A carnival game. A friend once won a costume contest with this easy costume. He blew up a bunch of balloons, stapled them to an oversized piece of cardboard and wore the cardboard around his neck. He threw on a mullet wig, mustache and ratty jeans, and sold people darts to throw at him for $1. Extra bonus: Carry a goldfish in a bag to award the winner.
A mummy. Shred a white sheet or two into thin strips and wrap yourself with them. If you have time, splatter the fabric with fake blood or leftover cabernet. Avoid staining it with coffee; trust me, it stinks.
Towelie from "South Park." It can't get much easier than this. Cut a hole in the middle of a large blue beach towel and put it over your head. Paint two white stripes on your forehead and chin, and carry a pipe. Bonus points if you can get red eyes -- legally.
Susan Ross, George Costanza's fiancee from "Seinfeld," who died licking envelopes. Paint your face white, like a zombie, and drip fake blood around your mouth. Wear a long straight blond wig, black slacks, a chunky knit sweater with a button-down underneath or something preppy and carry a box of envelopes.

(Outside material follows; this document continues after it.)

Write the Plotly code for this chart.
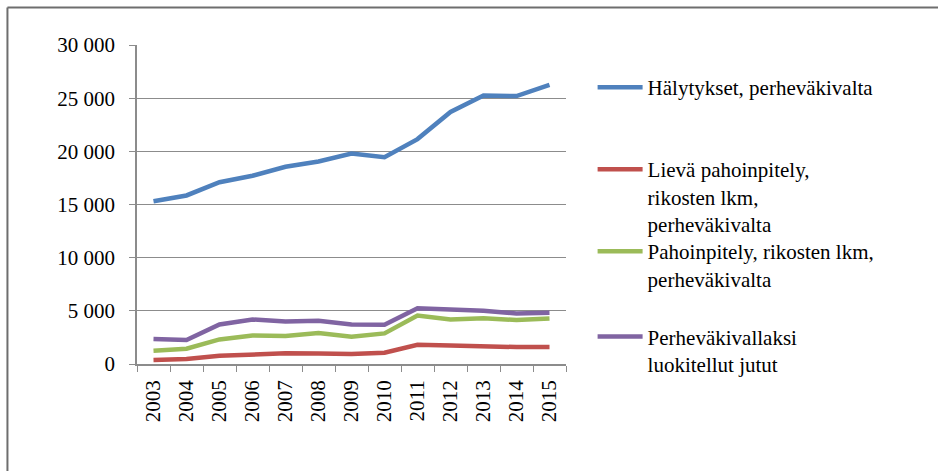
import plotly.graph_objects as go

# Values
years = ['2003', '2004', '2005', '2006', '2007', '2008', '2009',
         '2010', '2011', '2012', '2013', '2014', '2015']

halytykset = [15300, 15850, 17100, 17700, 18550, 19050, 19800,
              19450, 21150, 23700, 25250, 25200, 26250]
lieva_pahoinpitely = [380, 470, 780, 880, 1000, 980, 940,
                      1060, 1810, 1750, 1660, 1590, 1590]
pahoinpitely = [1250, 1440, 2310, 2690, 2630, 2910, 2560,
                2880, 4560, 4190, 4310, 4130, 4280]
luokitellut = [2340, 2250, 3720, 4190, 4000, 4060, 3720,
               3690, 5250, 5130, 5000, 4750, 4810]

y_ticks = [0, 5000, 10000, 15000, 20000, 25000, 30000]

names = [
    'Hälytykset, perheväkivalta',
    'Lievä pahoinpitely,<br>rikosten lkm,<br>perheväkivalta',
    'Pahoinpitely, rikosten lkm,<br>perheväkivalta',
    'Perheväkivallaksi<br>luokitellut jutut',
]
colors = ['#4F81BD', '#C0504D', '#9BBB59', '#8064A2']
series = [halytykset, lieva_pahoinpitely, pahoinpitely, luokitellut]

FONT = 'Liberation Serif'

fig = go.Figure()
legend_ids = ['legend', 'legend2', 'legend3', 'legend4']
for name, vals, col, leg in zip(names, series, colors, legend_ids):
    fig.add_trace(go.Scatter(
        x=years, y=vals, name=name, mode='lines',
        line=dict(color=col, width=4.5),
        legend=leg,
    ))

# one legend box per entry, placed like the Excel legend
legend_y = [0.931, 0.674, 0.417, 0.149]
legend_common = dict(
    x=1.062, xanchor='left', yanchor='top',
    font=dict(family=FONT, size=21, color='#000000'),
    bgcolor='rgba(0,0,0,0)', borderwidth=0,
    itemwidth=45, valign='top', tracegroupgap=0,
)
fig.update_layout(**{
    leg: dict(y=yy, **legend_common) for leg, yy in zip(legend_ids, legend_y)
})

fig.update_layout(
    width=938, height=471,
    margin=dict(l=137, r=372, t=45, b=107, autoexpand=False),
    paper_bgcolor='white', plot_bgcolor='white',
    separators=', ',
    font=dict(family=FONT, size=21, color='#000000'),
    showlegend=True,
)

fig.update_yaxes(
    range=[0, 30000], tickvals=y_ticks, tickformat=',d',
    showgrid=True, gridcolor='#8C8C8C', gridwidth=1,
    showline=True, linecolor='#8C8C8C', linewidth=1.5,
    ticks='outside', ticklen=6, tickcolor='#8C8C8C',
    ticklabelstandoff=10, zeroline=False, automargin=False,
)
fig.update_xaxes(
    type='category', tickangle=-90, tickson='boundaries',
    showgrid=False, showline=True, linecolor='#8C8C8C', linewidth=1.5,
    ticks='outside', ticklen=6, tickcolor='#8C8C8C',
    ticklabelstandoff=6,
    range=[-0.5, len(years) - 0.5], automargin=False,
)

# outer frame of the chart area (only top and left edges are visible)
fig.add_shape(type='line', xref='paper', yref='paper',
              x0=-0.302, x1=1.9, y0=1.1176, y1=1.1176,
              line=dict(color='#6E6E6E', width=2))
fig.add_shape(type='line', xref='paper', yref='paper',
              x0=-0.302, x1=-0.302, y0=1.1176, y1=-0.4,
              line=dict(color='#6E6E6E', width=2))

fig.write_html('out.html', config={'displayModeBar': False},
               post_script="document.body.style.margin='0';")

Someone else at the party or a coworker. One year, the three Amys in the Daily Camera newsroom all dressed like each other. Fortunately, we all had different enough styles to make this dramatic. Unfortunately, that meant I couldn't wear any make-up or comb my hair, and I had to wear a T-shirt and corduroys.
But looking back, that sure beat a $500 carpet and duvet cleaning bill from a haunted dress.